§ **Information supplied**:
# # # # # # #
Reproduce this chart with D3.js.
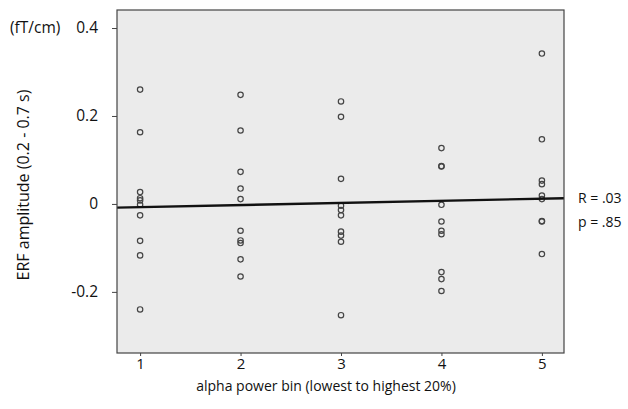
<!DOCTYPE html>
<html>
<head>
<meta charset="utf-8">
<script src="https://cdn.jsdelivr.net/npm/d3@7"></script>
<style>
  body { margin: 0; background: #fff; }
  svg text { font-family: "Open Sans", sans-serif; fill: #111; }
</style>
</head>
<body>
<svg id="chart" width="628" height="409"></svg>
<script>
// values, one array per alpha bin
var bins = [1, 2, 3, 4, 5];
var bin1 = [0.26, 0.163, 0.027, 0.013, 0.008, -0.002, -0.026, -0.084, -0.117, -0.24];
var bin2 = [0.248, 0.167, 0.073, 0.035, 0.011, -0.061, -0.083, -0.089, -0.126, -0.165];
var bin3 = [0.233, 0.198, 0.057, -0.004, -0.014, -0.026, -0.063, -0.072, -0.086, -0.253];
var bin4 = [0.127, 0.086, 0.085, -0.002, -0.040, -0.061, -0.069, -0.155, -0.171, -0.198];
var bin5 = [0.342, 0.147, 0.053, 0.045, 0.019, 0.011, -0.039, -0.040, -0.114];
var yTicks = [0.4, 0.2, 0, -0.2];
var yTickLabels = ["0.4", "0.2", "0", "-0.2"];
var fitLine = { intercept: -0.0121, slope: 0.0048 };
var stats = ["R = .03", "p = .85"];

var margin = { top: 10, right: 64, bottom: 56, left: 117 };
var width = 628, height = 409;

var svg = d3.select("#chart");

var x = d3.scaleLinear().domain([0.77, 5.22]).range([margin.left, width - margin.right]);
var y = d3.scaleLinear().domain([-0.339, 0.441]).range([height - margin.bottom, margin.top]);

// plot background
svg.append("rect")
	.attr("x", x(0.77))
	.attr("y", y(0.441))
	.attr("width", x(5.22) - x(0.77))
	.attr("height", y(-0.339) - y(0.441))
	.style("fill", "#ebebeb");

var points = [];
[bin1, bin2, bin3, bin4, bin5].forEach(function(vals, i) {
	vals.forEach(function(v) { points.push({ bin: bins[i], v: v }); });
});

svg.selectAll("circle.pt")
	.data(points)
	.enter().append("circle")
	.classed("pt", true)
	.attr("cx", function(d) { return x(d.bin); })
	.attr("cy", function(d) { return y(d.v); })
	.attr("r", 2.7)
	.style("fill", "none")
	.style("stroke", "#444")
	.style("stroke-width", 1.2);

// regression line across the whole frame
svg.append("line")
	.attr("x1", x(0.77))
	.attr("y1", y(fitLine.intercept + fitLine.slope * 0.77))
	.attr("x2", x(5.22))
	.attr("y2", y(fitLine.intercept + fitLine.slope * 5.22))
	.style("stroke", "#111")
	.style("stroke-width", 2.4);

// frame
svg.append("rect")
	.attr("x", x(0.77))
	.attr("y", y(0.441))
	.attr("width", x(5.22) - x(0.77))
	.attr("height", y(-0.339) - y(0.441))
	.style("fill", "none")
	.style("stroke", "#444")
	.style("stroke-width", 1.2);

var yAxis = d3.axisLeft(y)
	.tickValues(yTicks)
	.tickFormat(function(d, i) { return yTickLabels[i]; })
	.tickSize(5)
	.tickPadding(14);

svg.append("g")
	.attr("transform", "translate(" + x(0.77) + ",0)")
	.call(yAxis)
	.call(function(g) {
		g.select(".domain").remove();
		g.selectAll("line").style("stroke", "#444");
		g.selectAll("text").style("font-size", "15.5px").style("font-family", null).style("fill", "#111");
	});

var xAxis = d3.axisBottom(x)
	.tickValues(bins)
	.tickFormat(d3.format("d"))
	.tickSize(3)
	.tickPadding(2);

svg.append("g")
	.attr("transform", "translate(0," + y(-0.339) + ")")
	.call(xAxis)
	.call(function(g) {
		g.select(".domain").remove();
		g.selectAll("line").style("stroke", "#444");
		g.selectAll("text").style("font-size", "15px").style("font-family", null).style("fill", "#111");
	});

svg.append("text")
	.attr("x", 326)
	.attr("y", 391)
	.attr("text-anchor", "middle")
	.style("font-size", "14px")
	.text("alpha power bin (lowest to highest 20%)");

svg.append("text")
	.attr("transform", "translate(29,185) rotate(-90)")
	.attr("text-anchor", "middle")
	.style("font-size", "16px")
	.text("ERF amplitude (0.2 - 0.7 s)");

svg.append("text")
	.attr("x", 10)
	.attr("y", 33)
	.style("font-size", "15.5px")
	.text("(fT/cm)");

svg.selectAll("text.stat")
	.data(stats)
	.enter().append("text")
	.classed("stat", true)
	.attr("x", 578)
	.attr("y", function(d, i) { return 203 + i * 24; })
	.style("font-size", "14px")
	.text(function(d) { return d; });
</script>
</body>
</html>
# # # # # # #
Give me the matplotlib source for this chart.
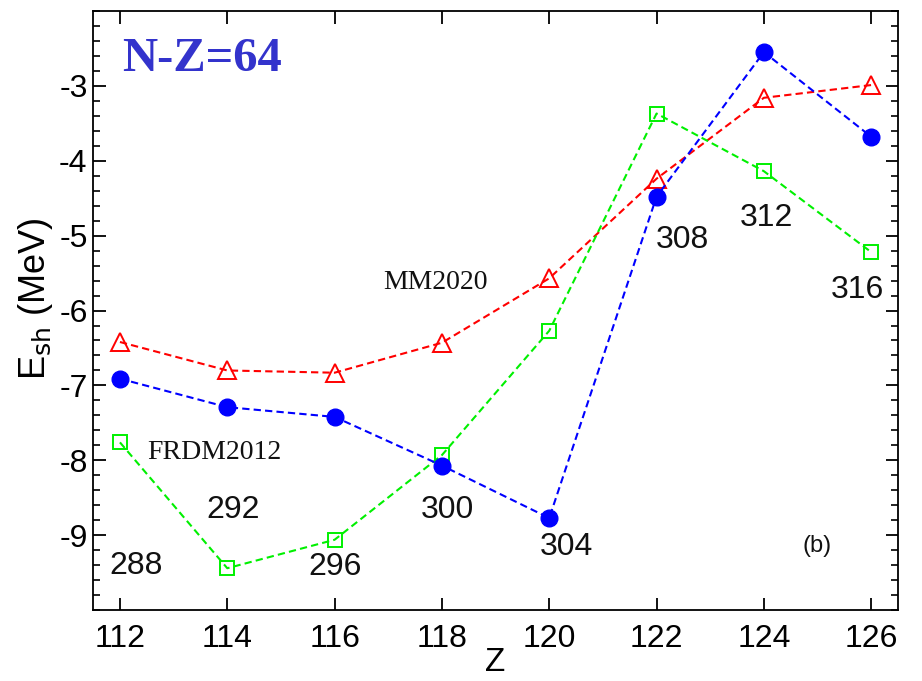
# # # # # # #
§ **Instructions for the task**: Search the lines for "chart". Copy each line that has it.

§ **Finished task**:
Reproduce this chart with D3.js.
<svg id="chart" width="628" height="409"></svg>
var svg = d3.select("#chart");
Give me the matplotlib source for this chart.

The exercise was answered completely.